SEE ALSO: Berlin only European capital that makes country poorer
However, for at least some opponents, there is more to the issue than gentrification. The Fuck Off Google website attacks the company for “violating human rights” by helping the US National Security Agency carry out mass surveillance and “systematically evading EU taxes”. Germany, where the Gestapo and Stasi terrorized citizens in living memory, is especially hostile to mass surveillance.
The Big US tech companies - Facebook, Google, Amazon, and Apple - have already run into plenty of trouble in Europe. The European Commission is looking for ways to tax digital companies that make huge profits in Europe, regardless of where they are based.

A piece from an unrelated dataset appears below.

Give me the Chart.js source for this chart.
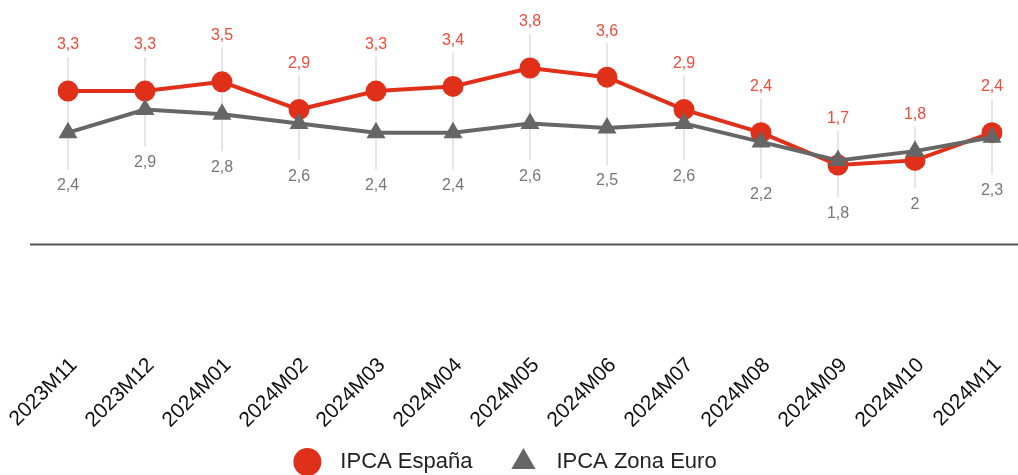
<!DOCTYPE html>
<html>
<head>
<meta charset="utf-8">
<script src="https://cdn.jsdelivr.net/npm/chart.js@4.4.1/dist/chart.umd.min.js"></script>
<style>
  html, body { margin:0; padding:0; background:#fff; }
  #wrap { width:1018px; height:475px; position:relative; }
</style>
</head>
<body>
<div id="wrap"><canvas id="ipcaChart"></canvas></div>
<script>
/* ── Data ─────────────────────────────────────────── */
const months = ["2023M11","2023M12","2024M01","2024M02","2024M03","2024M04","2024M05",
                "2024M06","2024M07","2024M08","2024M09","2024M10","2024M11"];
const ipcaSpain = [3.3, 3.3, 3.5, 2.9, 3.3, 3.4, 3.8, 3.6, 2.9, 2.4, 1.7, 1.8, 2.4];
const ipcaEuro  = [2.4, 2.9, 2.8, 2.6, 2.4, 2.4, 2.6, 2.5, 2.6, 2.2, 1.8, 2.0, 2.3];

const RED       = "#e1301a";
const RED_TEXT  = "#ee4b3b";
const GREY      = "#666666";
const GREY_TEXT = "#777777";
const FONT      = "'Liberation Sans', Arial, sans-serif";

const fmt = v => String(v).replace(".", ",");

// zero baseline, drawn wider than the plot area like the original
const baselinePlugin = {
  id: "baseline",
  beforeDatasetsDraw(chart) {
    const { ctx } = chart;
    const y0 = Math.round(chart.scales.y.getPixelForValue(0)) + 0.5;
    ctx.save();
    ctx.strokeStyle = "#555";
    ctx.lineWidth = 2;
    ctx.beginPath();
    ctx.moveTo(30, y0);
    ctx.lineTo(chart.width, y0);
    ctx.stroke();
    ctx.restore();
  }
};

// value labels with thin leader line between them
const valueLabels = {
  id: "valueLabels",
  beforeDatasetsDraw(chart) {
    const { ctx } = chart;
    const es = chart.getDatasetMeta(0).data;
    const eu = chart.getDatasetMeta(1).data;
    ctx.save();
    ctx.strokeStyle = "#e6e6e6";
    ctx.lineWidth = 2;
    es.forEach((p, i) => {
      ctx.beginPath();
      ctx.moveTo(p.x, p.y - 34);
      ctx.lineTo(p.x, eu[i].y + 37);
      ctx.stroke();
    });
    ctx.restore();
  },
  afterDatasetsDraw(chart) {
    const { ctx } = chart;
    const es = chart.getDatasetMeta(0).data;
    const eu = chart.getDatasetMeta(1).data;
    ctx.save();
    ctx.font = "16px " + FONT;
    ctx.textAlign = "center";
    ctx.textBaseline = "middle";
    es.forEach((p, i) => {
      ctx.fillStyle = RED_TEXT;
      ctx.fillText(fmt(ipcaSpain[i]), p.x, p.y - 46);
      ctx.fillStyle = GREY_TEXT;
      ctx.fillText(fmt(ipcaEuro[i]), eu[i].x, eu[i].y + 53);
    });
    ctx.restore();
  }
};

// legend row at the bottom, spaced like the original
const bottomLegend = {
  id: "bottomLegend",
  afterDraw(chart) {
    const { ctx } = chart;
    const sets = chart.data.datasets;
    const y = 462, r = 14, gap = 33, between = 51;
    ctx.save();
    ctx.font = "22px " + FONT;
    const widths = sets.map(d => ctx.measureText(d.label).width);
    const total = widths.reduce((s, w) => s + r + gap + w, 0) + between * (sets.length - 1);
    let x = (chart.width - total) / 2 + 3 + r;
    sets.forEach((d, i) => {
      ctx.fillStyle = d.pointBackgroundColor;
      Chart.helpers.drawPoint(ctx, { pointStyle:d.pointStyle, radius:r, borderWidth:0 }, x, y);
      ctx.fillStyle = "#222";
      ctx.textAlign = "left";
      ctx.textBaseline = "middle";
      ctx.fillText(d.label, x + gap, y);
      x += gap + widths[i] + between;
    });
    ctx.restore();
  }
};

new Chart(document.getElementById("ipcaChart"), {
  type: "line",
  data: {
    labels: months,
    datasets: [
      { label:"IPCA España", data:ipcaSpain, borderColor:RED, backgroundColor:RED,
        borderWidth:4, pointStyle:"circle", pointRadius:10.5, pointHoverRadius:10.5,
        pointBorderWidth:0, pointBackgroundColor:RED, order:1 },
      { label:"IPCA Zona Euro", data:ipcaEuro, borderColor:GREY, backgroundColor:GREY,
        borderWidth:4, pointStyle:"triangle", pointRadius:11, pointHoverRadius:11,
        pointBorderWidth:0, pointBackgroundColor:GREY, order:0 }
    ]
  },
  options: {
    responsive:true, maintainAspectRatio:false, animation:false,
    layout:{ padding:{ top:12.5, left:68, right:26, bottom:34 } },
    plugins: {
      legend:{ display:false },
      tooltip:{ enabled:false }
    },
    scales: {
      x:{
        grid:{ display:false }, border:{ display:false },
        ticks:{ color:"#111", minRotation:45, maxRotation:45, padding:9, labelOffset:6,
                font:{ family:FONT, size:21 } },
        afterFit: s => { s.height = 105; s.paddingLeft = 0; s.paddingRight = 0; }
      },
      y:{ display:false, min:-2, max:5 }
    }
  },
  plugins:[baselinePlugin, valueLabels, bottomLegend]
});
</script>
</body>
</html>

The Umspannwerk from outside. Photo: Noah Gordon
Meanwhile in the Bundesrepublik, a new law designed to stop hate speech and illegal internet content, NetzDG, makes it possible to fine companies like Google up to €50 million if they don’t delete illegal content quickly enough.
It’s all a far cry from how most of the US treats big tech: in seeking to attract the next Amazon headquarters, American states and localities are competing to give the giant online retailer the largest tax break. (It should be noted that Michael Müller, the Social Democratic mayor of Berlin, has welcomed Google with open arms.)
So is it possible that the anti-Google coalition takes issue with the company in part because it is American?
Pageblank, who speaks in a French accent, says no. “If Google came to the Umspannwerk, and Google was a Chinese company or an Indian company, I think people would react exactly the same”.
The opposition to Google’s Berlin campus, then, is about rising rents and the changing character of Berlin’s coolest neighbourhoods. “Berlin is at a crossroads,” says Sergiou. “Either we pull ourselves together and pressurize politicians… or we will become just another San Francisco, New York or London: divided, over-expensive, monocultural.”
He and his group will keep organizing protests, but Google isn’t concerned. The company, Dr. Bremer says, “has all the permits needed.”